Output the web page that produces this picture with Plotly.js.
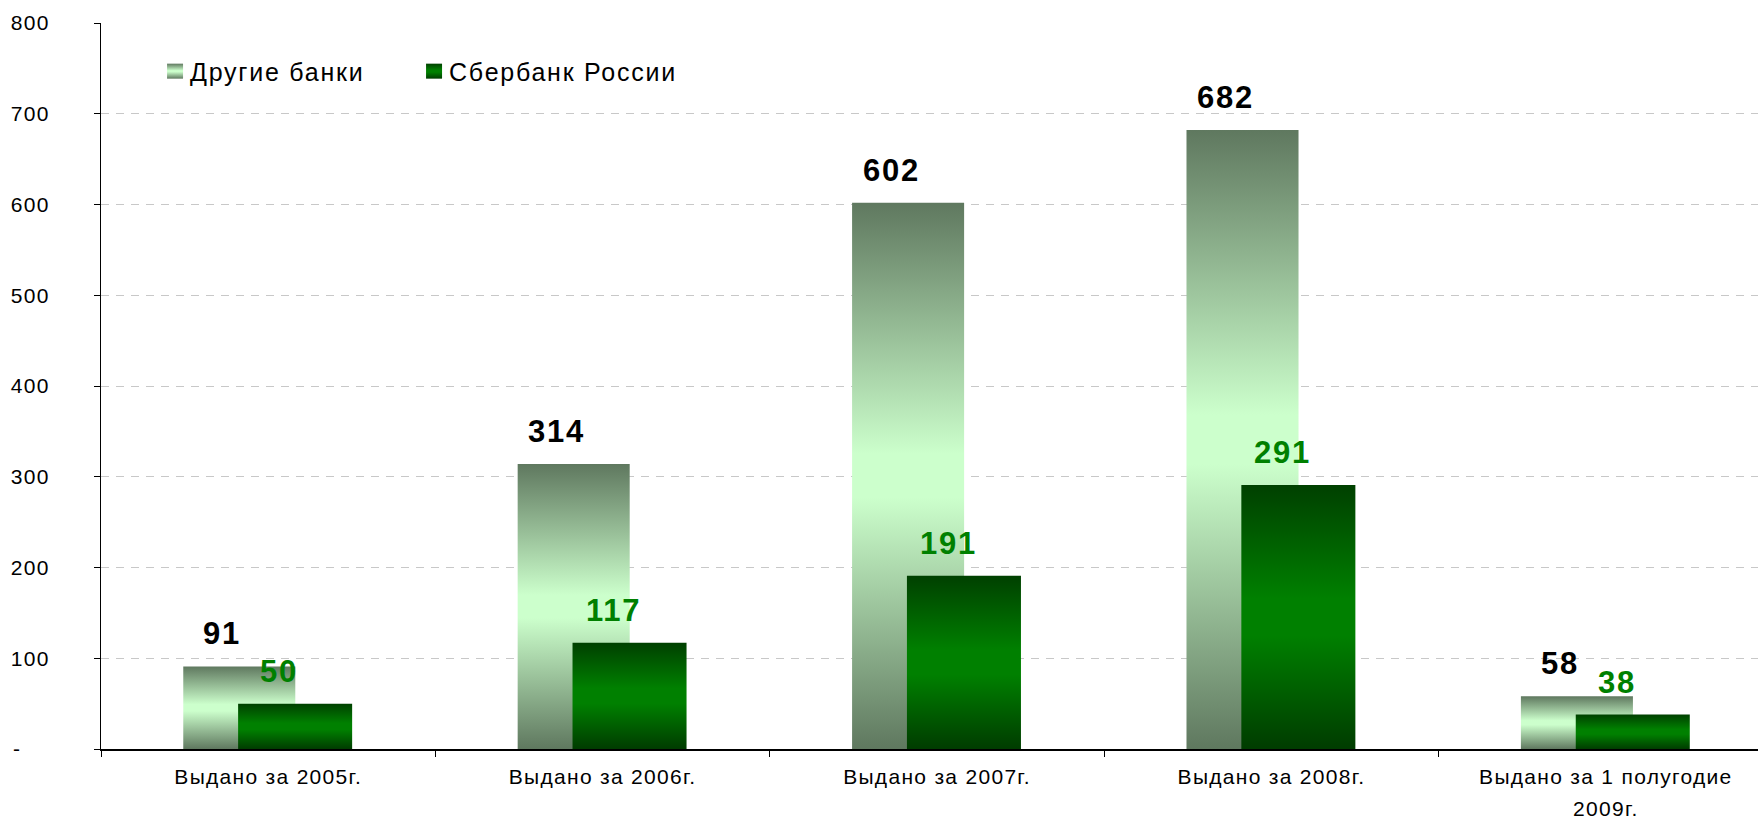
<!DOCTYPE html>
<html><head><meta charset="utf-8">
<script src="https://cdn.plot.ly/plotly-3.0.1.min.js"></script>
<style>
html,body{margin:0;padding:0;overflow:hidden;background:#fff}
#chart{width:1758px;height:820px}
.legendtext{letter-spacing:1.75px}
.xtick text,.ytick text{letter-spacing:1.3px}
.annotation-text{letter-spacing:1.7px;font-weight:700 !important}
</style></head><body><div id="chart"></div>
<script>
const categories = ['Выдано за 2005г.', 'Выдано за 2006г.', 'Выдано за 2007г.', 'Выдано за 2008г.', 'Выдано за 1 полугодие<br>2009г.'];
const otherBanks = [91, 314, 602, 682, 58];
const sberbank = [50, 117, 191, 291, 38];
const seriesNames = ['Другие банки', 'Сбербанк России'];
const yTickVals = [0, 100, 200, 300, 400, 500, 600, 700, 800];
const yTickText = ['-\u00a0\u00a0\u00a0\u00a0', '100', '200', '300', '400', '500', '600', '700', '800'];

const FONT = 'Liberation Sans, Arial, sans-serif';

const traces = [
  {type:'bar', name:seriesNames[0], x:categories, y:otherBanks, offset:-0.254, width:0.335,
   marker:{color:'#9cc49c', line:{width:0}}, hoverinfo:'skip'},
  {type:'bar', name:seriesNames[1], x:categories, y:sberbank, offset:-0.09, width:0.341,
   marker:{color:'#006000', line:{width:0}}, hoverinfo:'skip'}
];

const annotations = [];
categories.forEach((c, i) => {
  annotations.push({x:c, y:otherBanks[i], text:'<b>' + otherBanks[i] + '</b>', showarrow:false,
    xref:'x', yref:'y', yanchor:'bottom', xanchor:'center', xshift:-46, yshift:13,
    font:{family:FONT, size:31, color:'#000000', weight:700}});
  annotations.push({x:c, y:sberbank[i], text:'<b>' + sberbank[i] + '</b>', showarrow:false,
    xref:'x', yref:'y', yanchor:'bottom', xanchor:'center', xshift:11, yshift:13,
    font:{family:FONT, size:31, color:'#008000', weight:700}});
});

const layout = {
  width:1758, height:820,
  margin:{l:101, r:0, t:23, b:71, pad:0},
  paper_bgcolor:'#ffffff', plot_bgcolor:'#ffffff',
  barmode:'overlay',
  showlegend:true,
  legend:{orientation:'h', x:0.0296, y:0.965, xanchor:'left', yanchor:'top',
    entrywidth:214, entrywidthmode:'pixels',
    font:{family:FONT, size:25, color:'#000000'}, bgcolor:'rgba(0,0,0,0)', traceorder:'normal'},
  xaxis:{type:'category', range:[-0.5, 4.455], tickson:'boundaries', ticks:'outside', ticklen:6,
    tickcolor:'#000000', tickwidth:1, showline:true, linecolor:'#000000', linewidth:2,
    showgrid:false, zeroline:false, fixedrange:true, ticklabelstandoff:8,
    tickfont:{family:FONT, size:21, color:'#000000'}},
  yaxis:{range:[0, 800], tickmode:'array', tickvals:yTickVals, ticktext:yTickText,
    ticks:'outside', ticklen:6, tickcolor:'#000000', tickwidth:1,
    showline:true, linecolor:'#000000', linewidth:1,
    showgrid:true, gridcolor:'#c8c8c8', gridwidth:1, griddash:'8px,7px',
    zeroline:false, fixedrange:true, ticklabelstandoff:40,
    tickfont:{family:FONT, size:21, color:'#000000'}},
  annotations:annotations
};

function addGradients(gd) {
  const svg = gd.querySelector('svg.main-svg');
  if (!svg) return;
  const NS = 'http://www.w3.org/2000/svg';
  let defs = svg.querySelector('defs');
  if (!defs) { defs = document.createElementNS(NS, 'defs'); svg.insertBefore(defs, svg.firstChild); }
  const grads = {
    gOther: [[0,'#5f785f'],[0.46,'#ccffcc'],[0.54,'#ccffcc'],[1,'#5f785f']],
    gSber: [[0,'#004000'],[0.43,'#008000'],[0.57,'#008000'],[1,'#003c00']]
  };
  Object.keys(grads).forEach(id => {
    if (defs.querySelector('#' + id)) return;
    const lg = document.createElementNS(NS, 'linearGradient');
    lg.setAttribute('id', id);
    lg.setAttribute('x1', '0'); lg.setAttribute('y1', '0');
    lg.setAttribute('x2', '0'); lg.setAttribute('y2', '1');
    grads[id].forEach(s => {
      const st = document.createElementNS(NS, 'stop');
      st.setAttribute('offset', s[0]);
      st.setAttribute('stop-color', s[1]);
      lg.appendChild(st);
    });
    defs.appendChild(lg);
  });
  const ids = ['gOther', 'gSber'];
  gd.querySelectorAll('.barlayer .trace').forEach((t, i) => {
    t.querySelectorAll('path').forEach(p => { p.style.fill = 'url(#' + ids[i] + ')'; });
  });
  gd.querySelectorAll('.legend .traces').forEach((t, i) => {
    t.querySelectorAll('.legendpoints path').forEach(p => {
      p.style.fill = 'url(#' + ids[i] + ')';
      p.removeAttribute('transform');
      p.setAttribute('d', 'M33,7.5H17V-7.5H33Z');
      p.style.strokeWidth = '0';
    });
  });
  gd.querySelectorAll('.legend [clip-path]').forEach(e => e.removeAttribute('clip-path'));
  gd.querySelectorAll('.xtick text').forEach(t => {
    const lines = t.querySelectorAll('tspan.line');
    lines.forEach((l, k) => { if (k > 0) l.setAttribute('dy', (k * 1.52) + 'em'); });
  });
}

Plotly.newPlot('chart', traces, layout, {displayModeBar:false, staticPlot:true}).then(gd => {
  addGradients(gd);
});
</script></body></html>
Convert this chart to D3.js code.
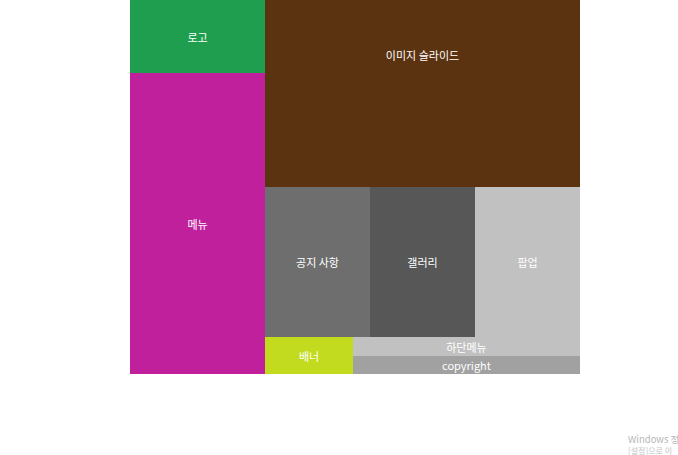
<!DOCTYPE html>
<html><head><meta charset="utf-8">
<script src="https://cdn.jsdelivr.net/npm/d3@7"></script>
<style>body{margin:0;background:#fff;overflow:hidden}</style>
</head><body>
<script>
// Data
const leftNames = ["로고", "메뉴"];
const leftValues = [9.9, 40.6];
const slideName = "이미지 슬라이드";
const slideValue = 58.9;
const middleNames = ["공지 사항", "갤러리", "팝업"];
const middleValues = [15.75, 15.75, 15.75];
const bannerName = "배너";
const bannerValue = 3.26;
const footerNames = ["하단메뉴", "copyright"];
const footerValues = [4.31, 4.09];
const colors = {
  "로고": "#1f9e4f", "메뉴": "#c0209c", "이미지 슬라이드": "#5b3311",
  "공지 사항": "#6e6e6e", "갤러리": "#575757", "팝업": "#c1c1c1",
  "배너": "#c3db1f", "하단메뉴": "#c1c1c1", "copyright": "#a1a1a1"
};

const tree = {name: "root", children: [
  {name: "left", children: leftNames.map((n,i)=>({name:n, value:leftValues[i]}))},
  {name: "right", children: [
    {name: slideName, value: slideValue},
    {name: "middle", children: middleNames.map((n,i)=>({name:n, value:middleValues[i]}))},
    {name: "bottom", children: [
      {name: bannerName, value: bannerValue},
      {name: "footer", children: footerNames.map((n,i)=>({name:n, value:footerValues[i]}))}
    ]}
  ]}
]};

const W = 678, H = 455;
const svg = d3.select("body").append("svg").attr("width", W).attr("height", H);
const root = d3.hierarchy(tree).sum(d => d.value || 0);
d3.treemap().tile(d3.treemapSliceDice).size([450, 374]).round(true)(root);

const g = svg.append("g").attr("transform", "translate(130,0)");
const leaves = g.selectAll("g").data(root.leaves()).join("g")
  .attr("transform", d => `translate(${d.x0},${d.y0})`);
leaves.append("rect")
  .attr("width", d => d.x1 - d.x0).attr("height", d => d.y1 - d.y0)
  .attr("fill", d => colors[d.data.name]);
leaves.append("text")
  .attr("x", d => (d.x1 - d.x0) / 2)
  .attr("y", d => (d.data.name === slideName ? 0.295 : 0.5) * (d.y1 - d.y0))
  .attr("text-anchor", "middle").attr("dominant-baseline", "central")
  .attr("font-family", "'Noto Sans CJK KR', 'Noto Sans', sans-serif")
  .attr("font-size", 11).attr("fill", "#fff")
  .text(d => d.data.name);

// watermark (cut at the window edge in the reference)
svg.append("text").attr("x", 628).attr("y", 443).attr("font-family", "'Noto Sans CJK KR', sans-serif")
  .attr("font-size", 9.5).attr("fill", "#b8b8b8").text("Windows 정");
svg.append("text").attr("x", 628).attr("y", 454).attr("font-family", "'Noto Sans CJK KR', sans-serif")
  .attr("font-size", 8).attr("fill", "#c4c4c4").text("[설정]으로 이");
</script>
</body></html>
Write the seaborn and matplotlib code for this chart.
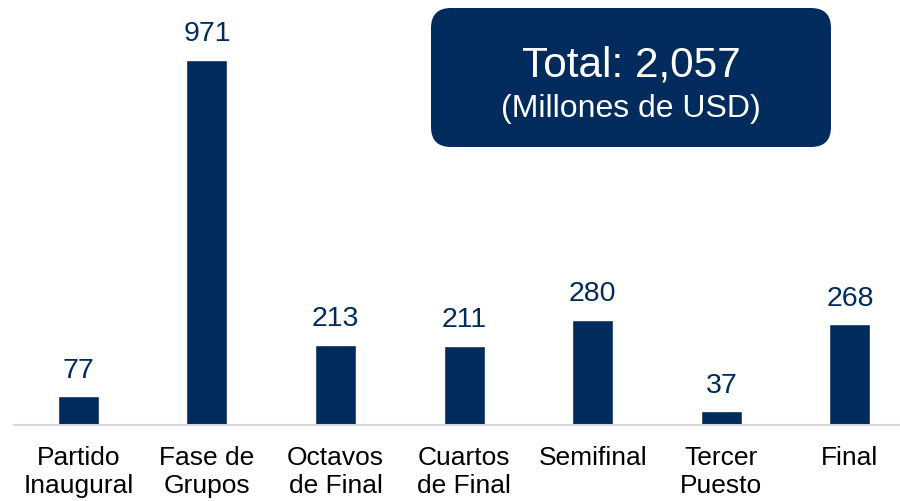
import matplotlib
matplotlib.use("Agg")
import matplotlib.pyplot as plt
import seaborn as sns
import pandas as pd
from matplotlib.patches import FancyBboxPatch

categories = ["Partido\nInaugural", "Fase de\nGrupos", "Octavos\nde Final",
              "Cuartos\nde Final", "Semifinal", "Tercer\nPuesto", "Final"]
values = [77, 971, 213, 211, 280, 37, 268]
total_text = "Total: 2,057"
unit_text = "(Millones de USD)"

NAVY = "#002B5C"

sns.set_theme(style="white")
plt.rcParams["font.family"] = ["Liberation Sans", "DejaVu Sans"]

fig = plt.figure(figsize=(9, 5.01), dpi=100)
W, H = 900, 501
ax = fig.add_axes([14 / W, 76 / H, 886 / W, 425 / H])

df = pd.DataFrame({"cat": categories, "val": values})
sns.barplot(data=df, x="cat", y="val", color=NAVY, saturation=1, width=0.32, ax=ax)

ax.set_xlim(-0.5, -0.5 + 886 / 128.6)
ax.set_ylim(0, 1130)
ax.set_xlabel("")
ax.set_ylabel("")
ax.set_yticks([])
for s in ["left", "right", "top"]:
    ax.spines[s].set_visible(False)
ax.spines["bottom"].set_color("#D9D9D9")
ax.spines["bottom"].set_linewidth(1.5)
ax.tick_params(axis="x", length=0, pad=15, labelsize=19, labelcolor="black")
for lbl in ax.get_xticklabels():
    lbl.set_linespacing(1.22)

for i, v in enumerate(values):
    ax.annotate(f"{v}", xy=(i, v), xytext=(0, 9), textcoords="offset points",
                ha="center", va="bottom", fontsize=20.5, color=NAVY)

# total box
bx = fig.add_axes([431 / W, (H - 147) / H, 400 / W, 139 / H])
bx.set_xlim(0, 400)
bx.set_ylim(0, 139)
bx.axis("off")
box = FancyBboxPatch((0, 0), 400, 139, boxstyle="round,pad=0,rounding_size=20",
                     facecolor=NAVY, edgecolor="none", clip_on=False)
bx.add_patch(box)
bx.text(200, 139 - 57, total_text, ha="center", va="center", fontsize=30.5, color="white")
bx.text(200, 139 - 101, unit_text, ha="center", va="center", fontsize=23, color="white")

fig.savefig("out.png", dpi=100)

****

◆ Goal
Start at the line above containing "Write the seaborn" and stop at the line containing "from matplotlib.patches import FancyBboxPatch": print those lines and everything between them exactly, but not the pictures.

◆ Problem solution
Write the seaborn and matplotlib code for this chart.
import matplotlib
matplotlib.use("Agg")
import matplotlib.pyplot as plt
import seaborn as sns
import pandas as pd
from matplotlib.patches import FancyBboxPatch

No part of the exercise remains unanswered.